QUESTION: In what Massachusetts community was the first Macy's Department Store established?
There comes a time when all blogs need to recognize when they might have a problem, and today is the American Treasure Tour blog's turn. We can't seem to stop our exploration of department store stories. We will try. But today, we turn to one of the most visible department stores in the country today: Macy's. We've all been to one, perhaps looking for that perfect blouse or a new vacuum cleaner. Perhaps you needed a comfy blanket or that new fragrance? Check out the options at Macy's. But really, how much do you know about Macy's? Did you know it started operation in Massachusetts? That it was founded by a guy named ... Macy? Rowland Hussy Macy opened his first dry goods store in 1841, not long after the industrial revolution reached the shores of the United States. He targeted mill workers in corporate towns and opened four stores by 1855. Every one of them failed. But, was R.H. Macy deterred? Maybe, but not in the long run, because he moved to New York City and tried again. In 1858, he opened his fifth dry goods store at 13th Street and Fifth Avenue, far from any competition (New York was still mostly below 13th Street at that time. It would slowly creep up Manhattan and soon enough 13th was considered downtown.) R.H. Macy ran the store until he passed away in 1895, at which point ownership was taken over by the Straus brothers - Isidor and Nathan.
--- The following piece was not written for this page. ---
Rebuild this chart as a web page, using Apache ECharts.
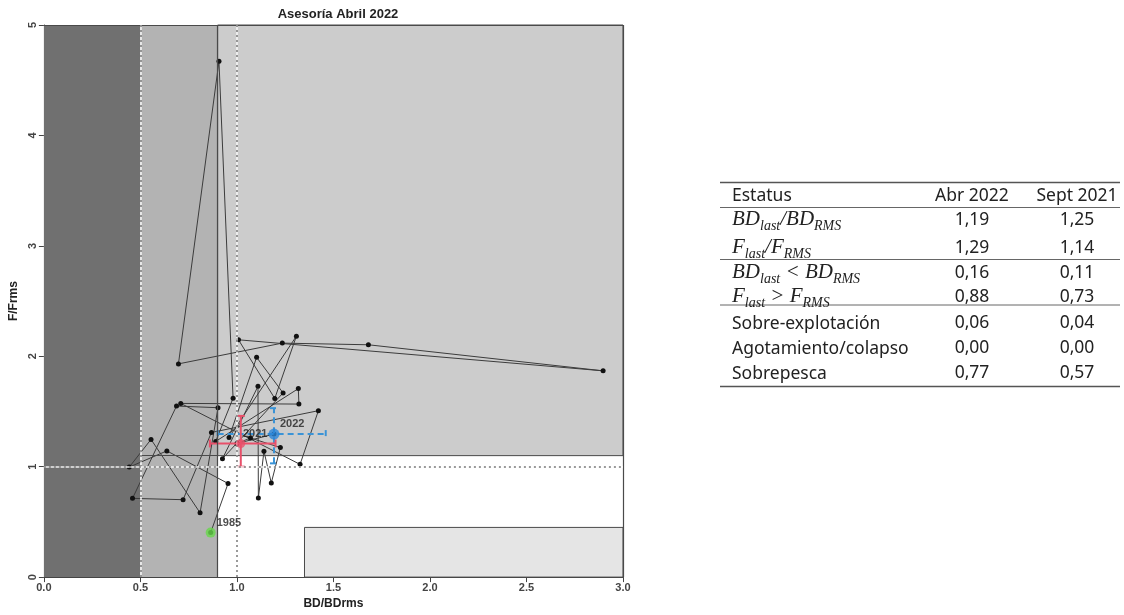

The New York City Macy's flourished. Using techniques such as window decorations, Christmas festivities and other gimmicks, business was extremely well through the 19th century, such that they moved to their now-landmark location at 34th Street and Broadway - Herald Square - in 1902. It was still far enough out of downtown that Macy's provided a steam wagonette for patrons to travel from the old location to the new. Ten years later, Isidor died while traversing the Atlantic Ocean on the Titanic - a famous ship of the era rarely in the news today. We will tell you about it sometime. Macy's continued to grow, expanding beyond its iconic New York home (the Herald Square store remained the largest in the world until 2009), until it expanded just a little bit too far towards the end of the twentieth century. Bankruptcy was followed by merger and long story condensed, Federated Department Stores took on the more-famous Macy's name, and now there are over 850 stores run by Macy's (including Bloomingdale's and other chains) in forty-five states and more territories of the United States.